How to Plan a Product Launch
Start with launch goals. What does success look like 30 days after launch? Define specific metrics: adoption rate, activation rate, pipeline generated, or support ticket reduction.
Build a launch checklist. Cross-functional launches require coordination across engineering (feature flags and rollout plan), marketing (messaging, blog post, email), sales (demo scripts, battlecards), support (documentation, FAQ), and product (in-app guidance, analytics).
Tier your launches. Not every feature needs a blog post and press release. Create 3-4 launch tiers with clear criteria for each. Reserve the big production for launches that will move business metrics.
Plan the rollout. Use feature flags to do a phased rollout: internal dogfooding, then beta users, then 10% of users, then general availability. This catches issues before they hit your entire user base.
Product Launch Checklist
Use this as a starting template and customize for your team.
4-6 weeks before launch:
- ☐ Define launch goals and success metrics
- ☐ Assign launch tier (1-4)
- ☐ Write positioning statement: who is this for, what problem does it solve, why now
- ☐ Brief marketing, sales, and support
- ☐ Create launch timeline with owner for each deliverable
2-3 weeks before launch:
- ☐ Marketing: blog post draft, email copy, social media plan
- ☐ Sales: demo script, FAQ document, competitive positioning
- ☐ Support: help docs, internal FAQ, escalation procedures
- ☐ Product: in-app guidance, feature flag rollout plan, analytics instrumentation
- ☐ Engineering: load testing, rollback plan, monitoring alerts
1 week before launch:
- ☐ Internal beta complete with no critical issues
- ☐ All launch materials reviewed and approved
- ☐ Support team trained on the feature
- ☐ Analytics dashboards ready to track launch metrics
- ☐ UAT signed off
Launch day:
- ☐ Feature flag enabled for target audience
- ☐ Blog post published
- ☐ Email campaign sent
- ☐ In-app announcement activated
- ☐ Sales notified via Slack/email
- ☐ Monitor error rates, support volume, and adoption metrics
Post-launch (week 1):
- ☐ Daily adoption metrics review
- ☐ Triage and prioritize early user feedback
- ☐ Watch session replays of users interacting with the new feature
- ☐ Share early results with the team and stakeholders
Post-Launch: The First 30 Days
The launch is not the finish line. The first 30 days after launch are when you learn whether the feature delivers on its promise.
Week 1: Monitor and stabilize. Watch for bugs, performance issues, and unexpected user behavior. Use session replay to see how real users interact with the feature. Address critical issues immediately.

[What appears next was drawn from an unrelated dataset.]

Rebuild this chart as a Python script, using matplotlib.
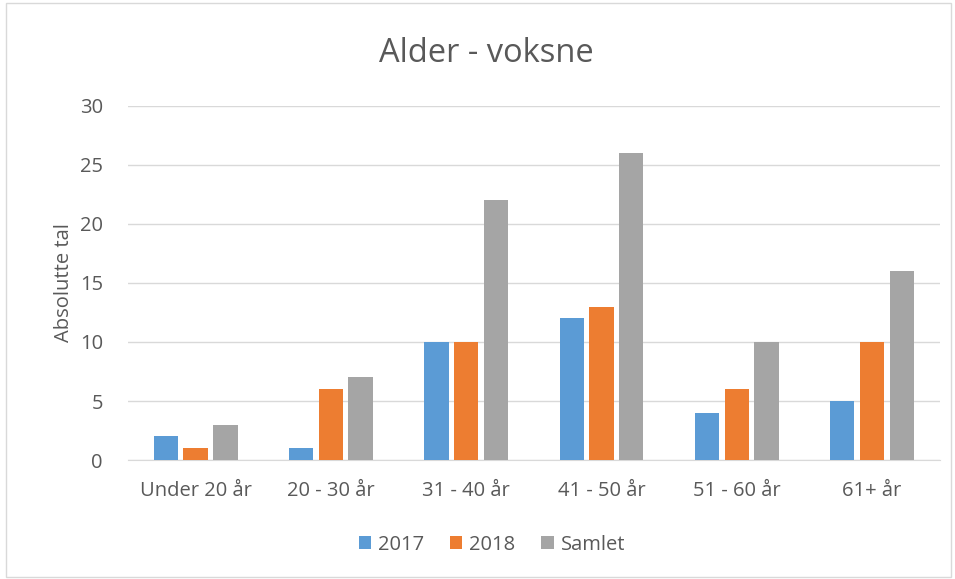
import matplotlib
matplotlib.use("Agg")
import matplotlib.pyplot as plt
import numpy as np
from matplotlib.patches import Rectangle

categories = ["Under 20 år", "20 - 30 år", "31 - 40 år", "41 - 50 år", "51 - 60 år", "61+ år"]
s2017 = [2, 1, 10, 12, 4, 5]
s2018 = [1, 6, 10, 13, 6, 10]
samlet = [3, 7, 22, 26, 10, 16]
series_names = ["2017", "2018", "Samlet"]
colors = ["#5B9BD5", "#ED7D31", "#A5A5A5"]

plt.rcParams['font.family'] = ['Open Sans', 'DejaVu Sans']
txt = "#595959"

fig = plt.figure(figsize=(9.55, 5.79), dpi=100)
fig.patches.append(Rectangle((0.006, 0.004), 0.99, 0.99, transform=fig.transFigure,
                             fill=False, edgecolor="#D9D9D9", linewidth=1))
ax = fig.add_axes([0.134, 0.2055, 0.85, 0.6115])

x = np.arange(len(categories))
w = 0.18
step = 0.22
for i, (vals, c) in enumerate(zip([s2017, s2018, samlet], colors)):
    ax.bar(x + (i - 1) * step, vals, w, color=c, label=series_names[i], zorder=3)

ax.set_xlim(-0.5, len(categories) - 0.5)
ax.set_ylim(0, 30)
ax.set_yticks(range(0, 31, 5))
ax.yaxis.grid(True, color="#D9D9D9", linewidth=1, zorder=0)
ax.set_axisbelow(True)
for s in ["top", "right", "left"]:
    ax.spines[s].set_visible(False)
ax.spines["bottom"].set_color("#D9D9D9")
ax.tick_params(axis="both", length=0, colors=txt, labelsize=14.5)
ax.tick_params(axis="x", pad=15)
ax.tick_params(axis="y", pad=18)
ax.set_xticks(x)
ax.set_xticklabels(categories)
ax.set_ylabel("Absolutte tal", color=txt, fontsize=14.5, labelpad=4)
fig.text(0.509, 0.907, "Alder - voksne", color=txt, fontsize=23.5, ha="center", va="center")

leg = fig.legend(loc="center", bbox_to_anchor=(0.515, 0.059), ncol=3, frameon=False,
                 fontsize=14.5, handlelength=0.6, handleheight=0.6, columnspacing=1.3,
                 handletextpad=0.35, labelcolor=txt)

fig.savefig("out.png", dpi=100)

Week 2: Analyze adoption. How many users have tried the feature? What percentage activated (completed the core action)? How does adoption differ across user segments? If adoption is below target, investigate why. Common culprits: poor discoverability, confusing onboarding, or the feature does not solve the problem users expected.
Week 3-4: Iterate and decide. Based on data, decide: double down (feature is working, invest more), iterate (feature has potential but needs refinement), or cut losses (feature is not delivering value, move on). Share a launch retrospective with the team covering what worked, what did not, and what to do differently next time.
Product Launches in Practice
Figma's "Config" conference serves as their primary launch vehicle. Major features are announced on stage with live demos, generating press coverage and social media buzz. The event creates a concentrated moment of attention.
Linear launches features through detailed blog posts and changelog entries that explain the "why" behind each decision. Their launches are low-ceremony but high-quality, matching their brand identity of craft and simplicity.
Slack batches smaller features into themed launches (e.g., "Slack for Enterprise" updates) to create a narrative around individual improvements that would be unremarkable on their own. Bundling creates more impact than launching each feature separately.
Common Pitfalls
- No launch goals. If you cannot define what a successful launch looks like, you cannot evaluate whether it worked.
- Engineering-only launch. Code ships, but marketing, sales, and support are not prepared. Users discover the feature randomly.
- Big bang launches. Launching everything at once maximizes risk. Phased rollouts catch issues early.
- No post-launch plan. The first week after launch is when you learn the most. Plan for rapid iteration based on early user feedback.
- Launching on a Friday. If something breaks, you want the full team available to respond. Launch on Tuesday or Wednesday. Save Fridays for Tier 4 silent releases.
- Ignoring internal launch. Your own team should know about the feature before customers do. An internal launch (demo, Slack post, documentation) 2-3 days before external launch prevents embarrassing situations where a customer asks about a feature that support has never seen.
Measuring Launch Success
Track these metrics at 7, 14, and 30 days post-launch:
- Adoption rate. Percentage of eligible users who tried the feature at least once
- Activation rate. Percentage of users who completed the core action (not just visited the page)
- Retention. Of users who activated, what percentage returned to use the feature again?
- Support ticket volume. Did the launch create confusion? A spike in tickets suggests documentation or UX gaps
- Pipeline impact. For Tier 1 launches, track demos requested and deals influenced
- NPS or satisfaction. Survey early adopters to gauge sentiment
Use the NPS Calculator to measure user sentiment around the launch. Compare NPS for users who adopted the new feature versus those who have not.
Related Concepts
Product launches are executed through go-to-market strategies and depend on release management for the technical deployment. Feature flags enable controlled rollouts. Effective launches require clear positioning to communicate value to the target audience. Demand generation creates the audience awareness that makes launch announcements land. The product requirement document defines what is being launched, while the launch plan defines how.